> [Short task] Repeat the data that follows, word for word, without the images.

> [Provided data]
───
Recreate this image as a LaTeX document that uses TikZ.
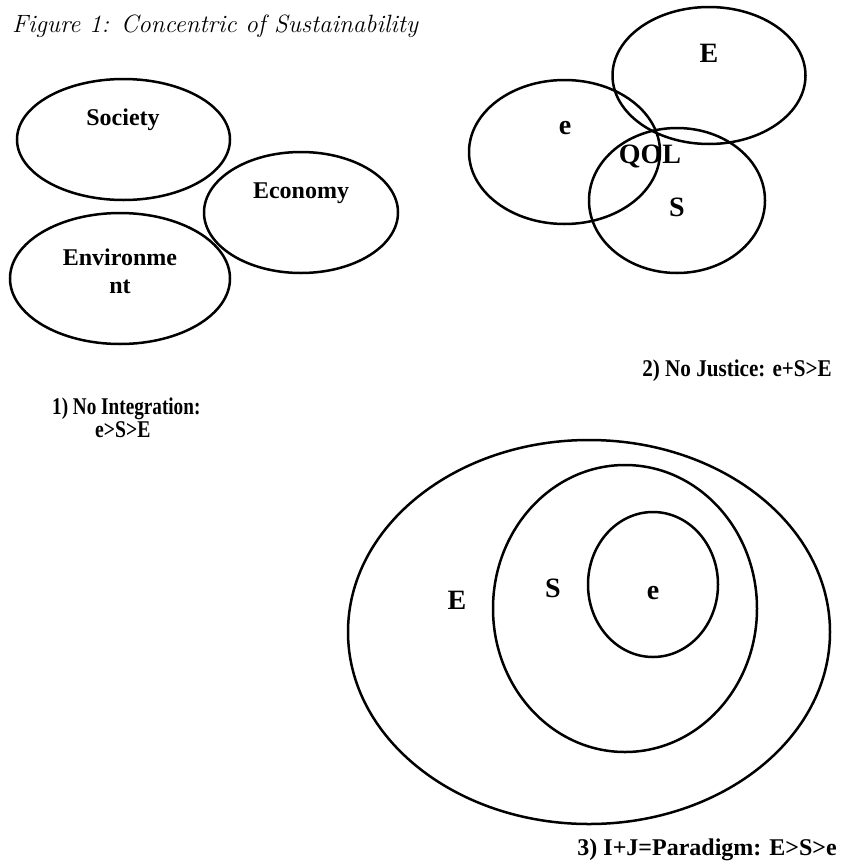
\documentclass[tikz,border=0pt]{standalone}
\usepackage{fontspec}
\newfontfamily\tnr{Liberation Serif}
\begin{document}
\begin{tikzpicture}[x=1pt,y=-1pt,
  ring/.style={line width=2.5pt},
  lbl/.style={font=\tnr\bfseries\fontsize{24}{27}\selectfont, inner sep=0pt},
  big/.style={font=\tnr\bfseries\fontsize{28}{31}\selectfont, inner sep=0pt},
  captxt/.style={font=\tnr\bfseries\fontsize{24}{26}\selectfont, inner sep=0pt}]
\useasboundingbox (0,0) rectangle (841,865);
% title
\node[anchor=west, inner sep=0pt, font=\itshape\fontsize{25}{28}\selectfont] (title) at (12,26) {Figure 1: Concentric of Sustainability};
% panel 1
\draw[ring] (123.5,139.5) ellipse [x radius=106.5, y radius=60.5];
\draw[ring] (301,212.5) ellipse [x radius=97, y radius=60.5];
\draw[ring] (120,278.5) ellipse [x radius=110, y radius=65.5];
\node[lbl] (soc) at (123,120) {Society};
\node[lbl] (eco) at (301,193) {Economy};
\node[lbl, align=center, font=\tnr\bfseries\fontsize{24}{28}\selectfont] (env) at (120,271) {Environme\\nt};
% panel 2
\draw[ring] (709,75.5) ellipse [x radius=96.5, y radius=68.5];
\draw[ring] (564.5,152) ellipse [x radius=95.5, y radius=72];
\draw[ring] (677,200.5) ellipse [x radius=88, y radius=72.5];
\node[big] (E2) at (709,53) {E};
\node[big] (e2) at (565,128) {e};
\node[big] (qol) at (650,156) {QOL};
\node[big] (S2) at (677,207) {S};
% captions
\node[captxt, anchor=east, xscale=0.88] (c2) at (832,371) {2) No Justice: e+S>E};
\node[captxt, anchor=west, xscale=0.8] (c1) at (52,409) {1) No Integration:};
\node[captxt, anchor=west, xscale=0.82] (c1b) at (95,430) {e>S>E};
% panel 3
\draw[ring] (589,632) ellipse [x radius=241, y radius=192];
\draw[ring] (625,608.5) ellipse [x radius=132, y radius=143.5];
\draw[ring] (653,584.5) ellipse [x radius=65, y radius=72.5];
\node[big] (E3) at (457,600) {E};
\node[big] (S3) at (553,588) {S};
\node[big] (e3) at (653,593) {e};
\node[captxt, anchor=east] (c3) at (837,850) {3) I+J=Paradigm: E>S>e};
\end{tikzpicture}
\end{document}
───
> [Result for this task]
Recreate this image as a LaTeX document that uses TikZ.
\documentclass[tikz,border=0pt]{standalone}
\usepackage{fontspec}
\newfontfamily\tnr{Liberation Serif}
\begin{document}
\begin{tikzpicture}[x=1pt,y=-1pt,
  ring/.style={line width=2.5pt},
  lbl/.style={font=\tnr\bfseries\fontsize{24}{27}\selectfont, inner sep=0pt},
  big/.style={font=\tnr\bfseries\fontsize{28}{31}\selectfont, inner sep=0pt},
  captxt/.style={font=\tnr\bfseries\fontsize{24}{26}\selectfont, inner sep=0pt}]
\useasboundingbox (0,0) rectangle (841,865);
% title
\node[anchor=west, inner sep=0pt, font=\itshape\fontsize{25}{28}\selectfont] (title) at (12,26) {Figure 1: Concentric of Sustainability};
% panel 1
\draw[ring] (123.5,139.5) ellipse [x radius=106.5, y radius=60.5];
\draw[ring] (301,212.5) ellipse [x radius=97, y radius=60.5];
\draw[ring] (120,278.5) ellipse [x radius=110, y radius=65.5];
\node[lbl] (soc) at (123,120) {Society};
\node[lbl] (eco) at (301,193) {Economy};
\node[lbl, align=center, font=\tnr\bfseries\fontsize{24}{28}\selectfont] (env) at (120,271) {Environme\\nt};
% panel 2
\draw[ring] (709,75.5) ellipse [x radius=96.5, y radius=68.5];
\draw[ring] (564.5,152) ellipse [x radius=95.5, y radius=72];
\draw[ring] (677,200.5) ellipse [x radius=88, y radius=72.5];
\node[big] (E2) at (709,53) {E};
\node[big] (e2) at (565,128) {e};
\node[big] (qol) at (650,156) {QOL};
\node[big] (S2) at (677,207) {S};
% captions
\node[captxt, anchor=east, xscale=0.88] (c2) at (832,371) {2) No Justice: e+S>E};
\node[captxt, anchor=west, xscale=0.8] (c1) at (52,409) {1) No Integration:};
\node[captxt, anchor=west, xscale=0.82] (c1b) at (95,430) {e>S>E};
% panel 3
\draw[ring] (589,632) ellipse [x radius=241, y radius=192];
\draw[ring] (625,608.5) ellipse [x radius=132, y radius=143.5];
\draw[ring] (653,584.5) ellipse [x radius=65, y radius=72.5];
\node[big] (E3) at (457,600) {E};
\node[big] (S3) at (553,588) {S};
\node[big] (e3) at (653,593) {e};
\node[captxt, anchor=east] (c3) at (837,850) {3) I+J=Paradigm: E>S>e};
\end{tikzpicture}
\end{document}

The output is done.